COMPLAINANT'S RIGHT TO FILE A CIVIL ACTION (S0610)

You have the right to file a civil action in an appropriate United States District Court within ninety (90) calendar days from the date that you receive this decision. If you file a civil action, you must name as the defendant in the complaint the person who is the official Agency head or department head, identifying that person by his or her full name and official title. Failure to do so may result in the dismissal of your case in court. "Agency" or "department" means the national organization, and not the local office, facility or department in which you work. If you file a request to reconsider and also file a civil action, filing a civil action will terminate the administrative processing of your complaint.

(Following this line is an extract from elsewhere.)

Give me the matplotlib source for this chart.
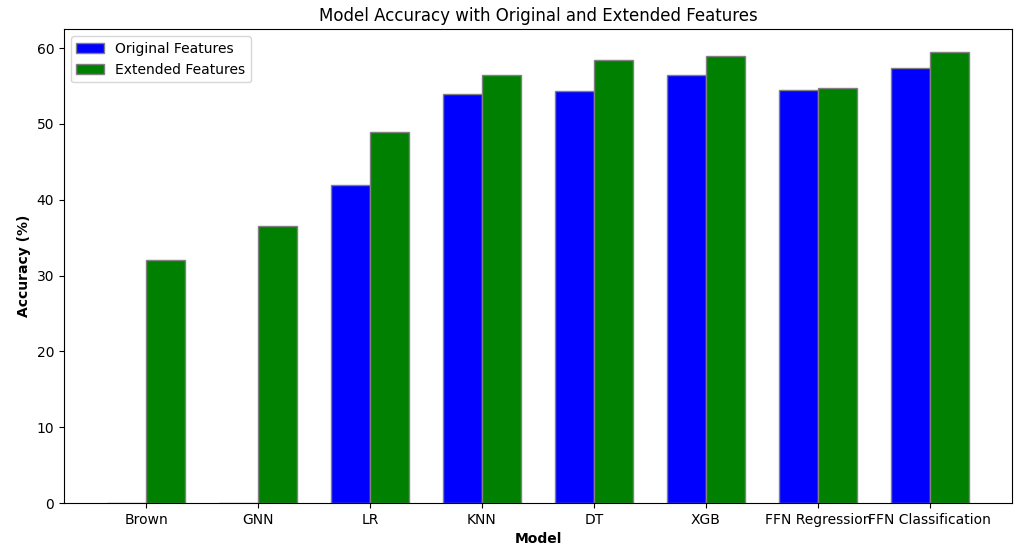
import numpy as np
import matplotlib.pyplot as plt

models = ["Brown", "GNN", "LR", "KNN", "DT", "XGB", "FFN Regression", "FFN Classification"]
original = [0, 0, 42.0, 53.9, 54.4, 56.4, 54.5, 57.4]
extended = [32.0, 36.6, 48.9, 56.4, 58.5, 59.0, 54.8, 59.5]

bar_width = 0.35
r1 = np.arange(len(models))
r2 = r1 + bar_width

fig, ax = plt.subplots(figsize=(10.15, 5.45), dpi=100)
fig.subplots_adjust(left=0.063, right=0.997, top=0.946, bottom=0.077)

ax.bar(r1, original, width=bar_width, color="blue", edgecolor="grey", label="Original Features")
ax.bar(r2, extended, width=bar_width, color="green", edgecolor="grey", label="Extended Features")

ax.set_xlabel("Model", fontweight="bold")
ax.set_ylabel("Accuracy (%)", fontweight="bold")
ax.set_xticks(r1 + bar_width / 2)
ax.set_xticklabels(models)
ax.set_title("Model Accuracy with Original and Extended Features", fontsize=12)
ax.legend(loc="upper left")

fig.savefig("out.png")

RIGHT TO REQUEST COUNSEL (Z0815)

If you want to file a civil action but cannot pay the fees, costs, or security to do so, you may request permission from the court to proceed with the civil action without paying these fees or costs. Similarly, if you cannot afford an attorney to represent you in the civil action, you may request the court to appoint an attorney for you. You must submit the requests for waiver of court costs or appointment of an attorney directly to the court, not the Commission. The court has the sole discretion to grant or deny these types of requests. Such requests do not alter the time limits for filing a civil action (please read the paragraph titled Complainant's Right to File a Civil Action for the specific time limits).

FOR THE COMMISSION:

______________________________ Carlton M. Hadden's signature

Carlton M. Hadden, Director

Office of Federal Operations

_7/20/18_________________

Date

1 This case has been randomly assigned a pseudonym which will replace Complainant's name when the decision is published to non-parties and the Commission's website.